Howland continued to think about writing as she pursued a career as an actress—yet eventually had to reckon with the fact that theater didn’t pay the bills. In 2002, after deciding she had other passions to pursue, she moved back to the city where she grew up, Providence, R.I. She got a waitressing job and one day, in walked actor Peter Boyle, from Everybody Loves Raymond.
“We started talking,” Howland recalls. “He told me about all the jobs he’s ever had to support himself, and I thought, this would make a great book. I wrote up a proposal for an adult novel and that’s how I met my agent, Sara Crowe. She fished it out of the slush pile and got in touch. We clicked instantly.”
Howland had taken another step toward publishing, but she would still have a number of years before her debut. Off and on between 2004 and 2009, she wrote and rewrote the novel inspired by Boyle, yet they couldn’t sell it. “Sara thought I should write YA instead of adult,” Howland says. “She sent me The Disreputable History of Frankie Landau-Banks [by E. Lockhart], Natalie Sandiford’s How to Say Goodbye in Robot, and Lost It by Kristen Tracy. I read them in 36 hours. Then I wrote Nantucket Blue in nine months and gave it to Sara, who said, ‘This is it!’ ”

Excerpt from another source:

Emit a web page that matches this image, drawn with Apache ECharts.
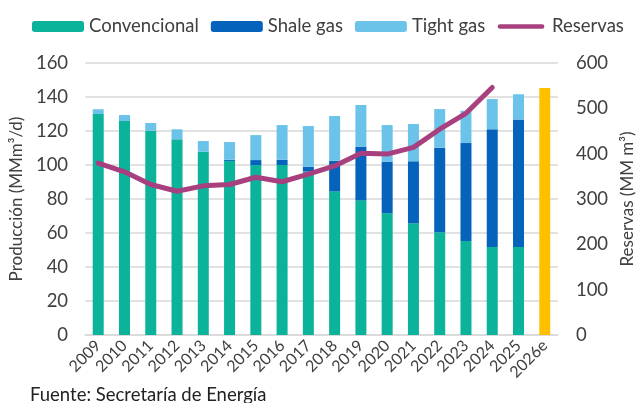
<!DOCTYPE html>
<html>
<head>
<meta charset="utf-8">
<script src="https://cdn.jsdelivr.net/npm/echarts@6/dist/echarts.min.js"></script>
<style>
  html, body { margin: 0; padding: 0; background: #fff; }
  #chart { width: 644px; height: 403px; }
</style>
</head>
<body>
<div id="chart"></div>
<script>
var years = ["2009","2010","2011","2012","2013","2014","2015","2016","2017","2018","2019","2020","2021","2022","2023","2024","2025","2026e"];
var convencional = [130, 125.9, 120.2, 115.1, 107.8, 102.4, 100, 100, 96.1, 84.5, 79.2, 71.6, 65.7, 60.4, 55.3, 51.8, 51.8, null];
var shaleGas = [0, 0, 0, 0, 0, 0.7, 2.9, 3.1, 2.9, 18, 31.6, 30.4, 36.5, 49.8, 57.6, 69.2, 74.9, null];
var tightGas = [2.8, 3.5, 4.5, 5.9, 6.3, 10.4, 14.7, 20.4, 23.9, 26.3, 24.5, 21.5, 21.9, 22.7, 19, 17.8, 14.9, null];
var estimado = [null, null, null, null, null, null, null, null, null, null, null, null, null, null, null, null, null, 145.3];
var reservas = [379, 360, 332, 317, 329, 332, 348, 338, 355, 373, 401, 399, 414, 454, 489, 546, null, null];

var txt = '#404040';
var font = 'Lato';

var myChart = echarts.init(document.getElementById('chart'));

// linea gruesa para la leyenda de Reservas (sin marcador)
var lineIcon = 'path://M0,0 M3,3.5 L49,3.5 A2.5,2.5 0 0 1 49,8.5 L3,8.5 A2.5,2.5 0 0 1 3,3.5 Z M52,12';

var option = {
    animation: false,
    textStyle: { fontFamily: font, color: txt },
    legend: {
        top: 17,
        left: 32,
        width: 612,
        padding: 0,
        itemWidth: 52,
        itemHeight: 11,
        itemGap: 12,
        textStyle: { fontFamily: font, fontSize: 18.5, color: txt },
        data: ['Convencional', 'Shale gas', 'Tight gas', { name: 'Reservas', icon: lineIcon }]
    },
    grid: { left: 85, right: 79, top: 63, bottom: 68 },
    xAxis: {
        type: 'category',
        data: years,
        axisTick: { show: false },
        axisLine: { lineStyle: { color: '#d9d9d9', width: 1.5 } },
        axisLabel: { rotate: 45, fontSize: 16, color: txt, fontFamily: font, margin: 8, interval: 0 }
    },
    yAxis: [{
        type: 'value',
        min: 0, max: 160, interval: 20,
        name: 'Producción (MMm³/d)',
        nameLocation: 'middle',
        nameGap: 59,
        nameTextStyle: { fontSize: 17, color: txt, fontFamily: font },
        axisLabel: { fontSize: 18.5, color: txt, fontFamily: font, margin: 17 },
        splitLine: { lineStyle: { color: '#d9d9d9', width: 1.5 } }
    }, {
        type: 'value',
        min: 0, max: 600, interval: 100,
        name: 'Reservas (MM m³)',
        nameLocation: 'middle',
        nameGap: 59,
        nameRotate: 90,
        nameTextStyle: { fontSize: 17, color: txt, fontFamily: font },
        axisLabel: { fontSize: 18.5, color: txt, fontFamily: font, margin: 18 },
        splitLine: { show: false }
    }],
    series: [{
        name: 'Convencional',
        type: 'bar',
        stack: 'prod',
        barWidth: 11,
        itemStyle: { color: '#0BB39B' },
        data: convencional
    }, {
        name: 'Shale gas',
        type: 'bar',
        stack: 'prod',
        itemStyle: { color: '#0563BB' },
        data: shaleGas
    }, {
        name: 'Tight gas',
        type: 'bar',
        stack: 'prod',
        itemStyle: { color: '#6CC3EA' },
        data: tightGas
    }, {
        name: 'Estimado',
        type: 'bar',
        stack: 'prod',
        itemStyle: { color: '#FFC000' },
        data: estimado
    }, {
        name: 'Reservas',
        type: 'line',
        yAxisIndex: 1,
        symbol: 'none',
        lineStyle: { color: '#A8407F', width: 5, cap: 'round' },
        itemStyle: { color: '#A8407F' },
        data: reservas
    }],
    graphic: [{
        type: 'text',
        left: 30,
        top: 386,
        style: { text: 'Fuente: Secretaría de Energía', font: '18.5px Lato', fill: '#222' }
    }]
};

myChart.setOption(option);
</script>
</body>
</html>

Howland’s protagonist takes a job as a maid to support her summer on Nantucket—a circumstance familiar to the author. “I spent one summer there when I was 18 and I was a chambermaid,” Howland says. “I was struck by the beaches and the beauty, but especially the money. It was the first time I felt like an outsider. I wasn’t there with a family that had a house and a membership to the club—I was a worker. I was lonely and didn’t belong, so the experience left a real mark.” Crowe grew up spending summers on Nantucket, Howland soon found out. (She and Crowe got together while they were both there in 2012.)
Once Nantucket Blue was out on submission in 2011, Howland wouldn’t have much longer to wait. Emily Meehan from Hyperion made an offer within a week. “Working with an editor after working without one for so long is such a gift,” Howland says. “Emily had incredibly insightful edits. She was so passionate about the book.”
Having the book published after all this time is a thrill for Howland (who lives with her husband and their two dogs in Los Angeles, and teaches in the adult division of the L.A. Unified School District), but it’s also a little daunting. “There’s a new level of feeling vulnerable,” she says. “My heart’s desire is to be read, yet the flip side is to have people not like it. Overall, though, I’ve loved interacting with readers and my fellow YA authors.”
Howland won’t have to wait long for the publication of her second novel, a sequel called Nantucket Red, out in summer 2014. To the author, the book does not seem like a sophomore effort. “I wrote so many versions of that actor story, I feel like it counts as two books,” she explains with a laugh. “Between those and the middle-grade novel that never got published, that makes Nantucket Blue my fourth.” But who’s counting?